What Canadians Can Learn from the Ivory Coast Crisis
- First Posted: Jan 13 2011 12:28 PM
- Updated: 4 days ago
With tensions still exploding over the leadership dispute in the African country, we should have more appreciation for the United Nations – and for the sanctity of Canada's electoral process.
One of the benefits of working in international law and development is the number of friends and contacts you make in countries all over the world. The downside of this is that when something goes wrong in one of those countries, you often have a personal connection; this makes you acutely aware of the dangers faced by others beyond our borders. That’s what I’m finding and dealing with now as the current crisis in the Ivory Coast unfolds.
Over the Christmas holidays, I received a series of emails from a good friend who had just returned to his home country of the Ivory Coast, after several years abroad, just before the disputed presidential election. My friend described in disturbing detail how tense the situation has become, spoke of how his family has been targeted, and told of how dangerous it has now become for them to travel . It is a sobering thing –and prompts a horrible feeling of helplessness –to have people you know openly tell you goodbye, just in case the worst should come to pass.
To recap what’s been going on, a long-delayed presidential election was held in the Ivory Coast on Nov. 28, 2010. The leader of the Opposition, Alassane Ouattara, whose political support is based principally in the north of the country, apparently won the election, but the incumbent president, Laurent Gbagbo, has since refused to surrender power.
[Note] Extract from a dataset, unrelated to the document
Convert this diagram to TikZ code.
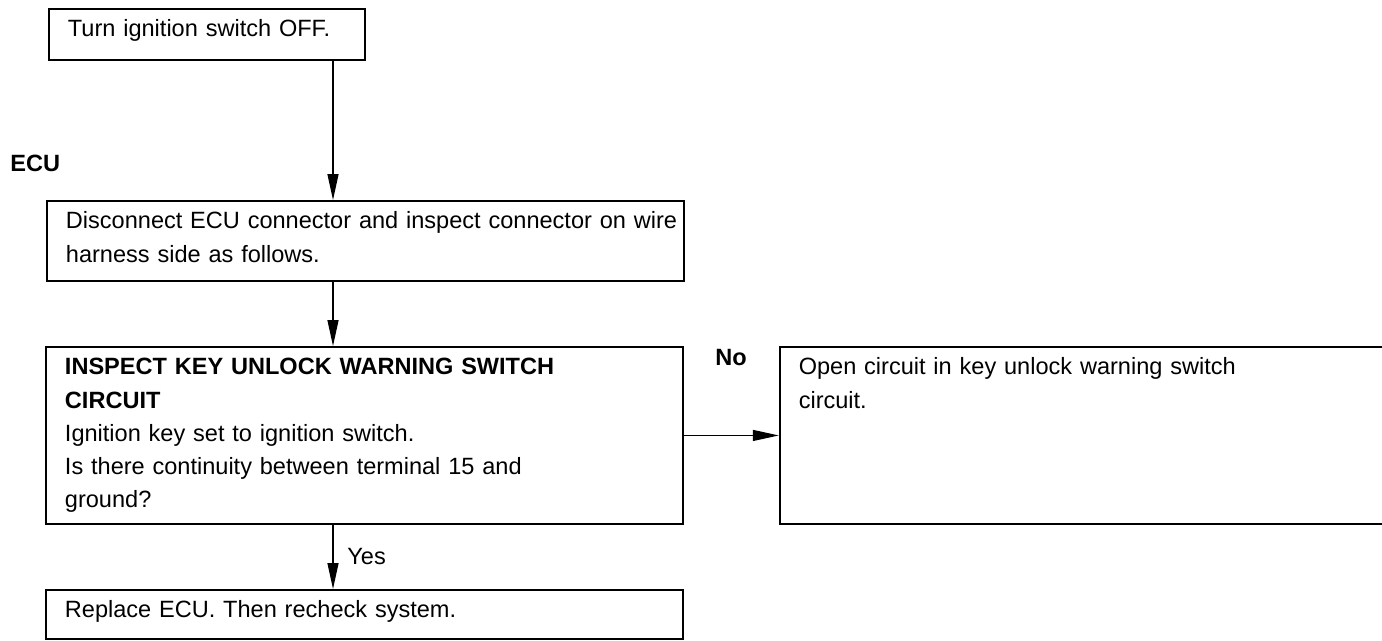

More particularly, on Dec. 2, the Ivory Coast’s Independent Electoral Commission announced that Mr. Ouattara had captured 54.1 per cent of the decisive second round of the vote, to Mr. Gbagbo’s 45.9 per cent. International election monitors and observers consider the election to be essentially free and fair (another lesson from international work is that in many countries, “essentially” free and fair is about the best that can be hoped for).
The following day, however, Paul Yao N'dre, the president of the Ivory Coast’s Constitutional Council (essentially its Supreme Court), whom opposition leaders consider an ally of Mr. Gbagbo, declared that the incumbent president had won the election. After throwing out the results of half a million votes from the northern section of the country,(for unspecified irregularities), N’dre declared Gbagbo to have won the ballot 51.45 to 48.55 per cent.
Since then, both Mr. Ouattara and Mr. Gbagbo have declared themselves the rightful president and each has taken the oath of office, while tensions have exploded throughout the country. There have been widespread reports of hundreds of arrests, in addition to disappearances and massacres, of Opposition supporters. In December, more than 200 people were killed, and international peacekeepers have been blocked from visiting a mass gravesite. Since that time, on the orders of Mr. Gbagbo, the military has sealed the borders of the country, and all foreign news transmissions are now being blocked, with anti-western and anti-UN propaganda dominating state-controlled media broadcasts. This isn’t terribly surprising, given that the international community – in the form of the African Union, the UN, the EU, the Economic Community of West African States, Canada, the U.S., and France, among others – has recognized Ouattara as the election victor and rightful president of the country. Mr. Gbagbo meantime retains control over the Ivory Coast’s military and has denounced the international recognition of his rival as a foreign, colonialist plot. Finally, international pressure and sanctions are now being leveled against the leadership of Mr. Gbagbo’s regime.